Exercise description >> Show every line in the entries below where the word "code" appears.

═════ Material for the task ═════

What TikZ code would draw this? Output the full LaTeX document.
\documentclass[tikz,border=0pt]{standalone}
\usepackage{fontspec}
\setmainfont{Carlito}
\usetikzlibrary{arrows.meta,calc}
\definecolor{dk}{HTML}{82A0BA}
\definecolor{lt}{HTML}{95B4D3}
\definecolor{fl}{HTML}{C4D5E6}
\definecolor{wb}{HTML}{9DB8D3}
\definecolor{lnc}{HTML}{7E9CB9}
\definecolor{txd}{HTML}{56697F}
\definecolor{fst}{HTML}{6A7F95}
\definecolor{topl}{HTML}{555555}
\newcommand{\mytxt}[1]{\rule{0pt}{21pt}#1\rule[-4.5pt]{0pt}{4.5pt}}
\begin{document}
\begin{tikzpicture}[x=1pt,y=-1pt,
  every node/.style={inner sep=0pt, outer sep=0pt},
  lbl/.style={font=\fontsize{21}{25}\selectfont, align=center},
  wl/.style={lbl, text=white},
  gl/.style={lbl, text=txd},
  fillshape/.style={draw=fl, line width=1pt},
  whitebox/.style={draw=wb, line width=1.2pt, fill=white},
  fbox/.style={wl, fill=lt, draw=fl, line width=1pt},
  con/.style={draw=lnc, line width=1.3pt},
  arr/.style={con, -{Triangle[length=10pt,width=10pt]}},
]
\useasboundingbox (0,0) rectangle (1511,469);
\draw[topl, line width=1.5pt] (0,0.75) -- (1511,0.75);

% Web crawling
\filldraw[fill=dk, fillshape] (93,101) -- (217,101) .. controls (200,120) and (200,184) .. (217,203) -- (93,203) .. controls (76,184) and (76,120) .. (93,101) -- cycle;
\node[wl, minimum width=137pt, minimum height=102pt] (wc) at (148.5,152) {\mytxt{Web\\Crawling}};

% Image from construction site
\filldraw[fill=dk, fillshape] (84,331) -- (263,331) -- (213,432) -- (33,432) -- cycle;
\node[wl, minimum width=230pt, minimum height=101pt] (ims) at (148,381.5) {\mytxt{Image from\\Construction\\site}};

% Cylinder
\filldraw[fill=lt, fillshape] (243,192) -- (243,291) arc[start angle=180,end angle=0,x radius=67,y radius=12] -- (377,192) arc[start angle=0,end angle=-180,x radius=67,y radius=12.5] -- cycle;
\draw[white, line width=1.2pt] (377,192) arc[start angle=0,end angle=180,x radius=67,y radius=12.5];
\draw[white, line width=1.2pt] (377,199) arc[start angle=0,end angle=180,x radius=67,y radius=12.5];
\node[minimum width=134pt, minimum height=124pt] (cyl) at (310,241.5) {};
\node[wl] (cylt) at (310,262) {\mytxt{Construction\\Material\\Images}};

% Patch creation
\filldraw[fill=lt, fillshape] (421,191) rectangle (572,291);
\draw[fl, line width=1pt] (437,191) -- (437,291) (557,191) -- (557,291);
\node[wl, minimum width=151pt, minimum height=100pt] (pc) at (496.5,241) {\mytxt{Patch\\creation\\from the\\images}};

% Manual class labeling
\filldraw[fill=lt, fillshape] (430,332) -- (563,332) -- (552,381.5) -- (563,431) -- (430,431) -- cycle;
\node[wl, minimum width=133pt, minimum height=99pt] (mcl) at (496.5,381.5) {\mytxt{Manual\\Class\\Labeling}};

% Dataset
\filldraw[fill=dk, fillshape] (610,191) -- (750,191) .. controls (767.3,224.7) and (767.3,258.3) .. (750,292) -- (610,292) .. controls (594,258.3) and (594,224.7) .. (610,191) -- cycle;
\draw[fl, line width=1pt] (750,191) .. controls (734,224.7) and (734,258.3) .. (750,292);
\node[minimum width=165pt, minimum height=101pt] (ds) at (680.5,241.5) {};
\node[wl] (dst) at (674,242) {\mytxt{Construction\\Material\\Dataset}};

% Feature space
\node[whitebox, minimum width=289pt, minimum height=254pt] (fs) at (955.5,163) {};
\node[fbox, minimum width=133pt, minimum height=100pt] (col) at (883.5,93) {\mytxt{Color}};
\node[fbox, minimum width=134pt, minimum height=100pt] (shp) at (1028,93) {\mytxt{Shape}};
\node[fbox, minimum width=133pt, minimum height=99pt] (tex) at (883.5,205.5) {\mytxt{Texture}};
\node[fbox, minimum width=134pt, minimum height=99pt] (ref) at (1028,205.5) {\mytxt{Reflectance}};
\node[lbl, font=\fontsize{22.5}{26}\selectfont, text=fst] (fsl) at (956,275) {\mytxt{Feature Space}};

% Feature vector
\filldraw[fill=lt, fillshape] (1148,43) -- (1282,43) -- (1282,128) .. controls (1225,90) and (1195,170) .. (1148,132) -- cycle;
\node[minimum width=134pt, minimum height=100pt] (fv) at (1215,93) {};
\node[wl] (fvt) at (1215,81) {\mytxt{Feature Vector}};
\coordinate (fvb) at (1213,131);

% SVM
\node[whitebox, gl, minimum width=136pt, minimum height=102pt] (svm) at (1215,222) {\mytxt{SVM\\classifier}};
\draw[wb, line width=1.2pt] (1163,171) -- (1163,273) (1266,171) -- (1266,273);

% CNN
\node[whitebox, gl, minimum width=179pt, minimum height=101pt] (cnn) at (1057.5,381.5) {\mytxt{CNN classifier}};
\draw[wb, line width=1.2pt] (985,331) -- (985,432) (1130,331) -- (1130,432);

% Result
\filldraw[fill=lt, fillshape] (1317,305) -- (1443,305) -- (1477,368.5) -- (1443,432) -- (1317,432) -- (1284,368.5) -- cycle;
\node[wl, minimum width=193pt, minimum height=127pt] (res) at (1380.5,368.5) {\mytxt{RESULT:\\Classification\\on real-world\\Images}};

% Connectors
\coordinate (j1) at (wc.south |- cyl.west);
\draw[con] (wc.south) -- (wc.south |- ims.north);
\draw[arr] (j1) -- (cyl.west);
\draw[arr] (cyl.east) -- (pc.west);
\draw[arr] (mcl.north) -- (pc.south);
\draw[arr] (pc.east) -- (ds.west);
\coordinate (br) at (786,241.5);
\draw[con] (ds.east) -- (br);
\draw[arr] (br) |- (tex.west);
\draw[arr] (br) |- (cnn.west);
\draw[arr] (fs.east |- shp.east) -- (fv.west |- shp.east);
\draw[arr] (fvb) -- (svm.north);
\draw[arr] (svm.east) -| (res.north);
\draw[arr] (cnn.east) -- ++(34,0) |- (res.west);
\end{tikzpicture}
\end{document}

═════
═════ Material for the task ═════

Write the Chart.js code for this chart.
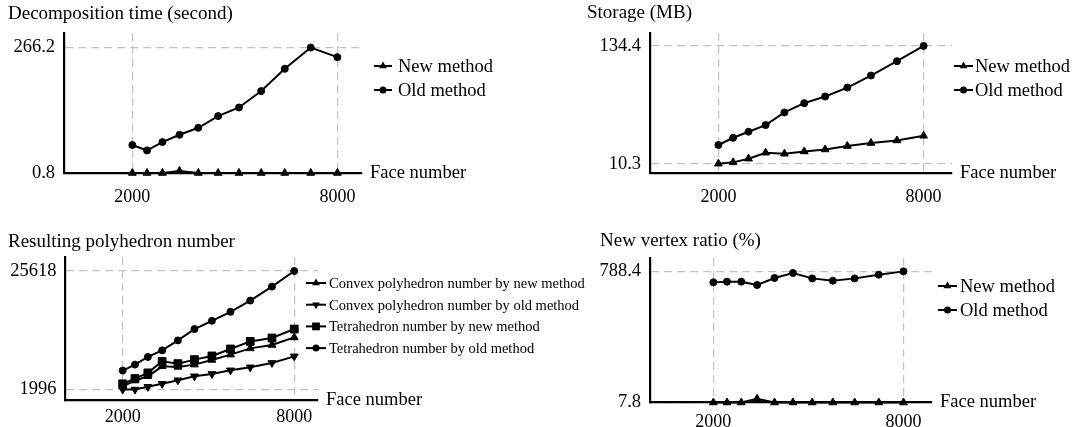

═════

Exercise response >>
What TikZ code would draw this? Output the full LaTeX document.
Write the Chart.js code for this chart.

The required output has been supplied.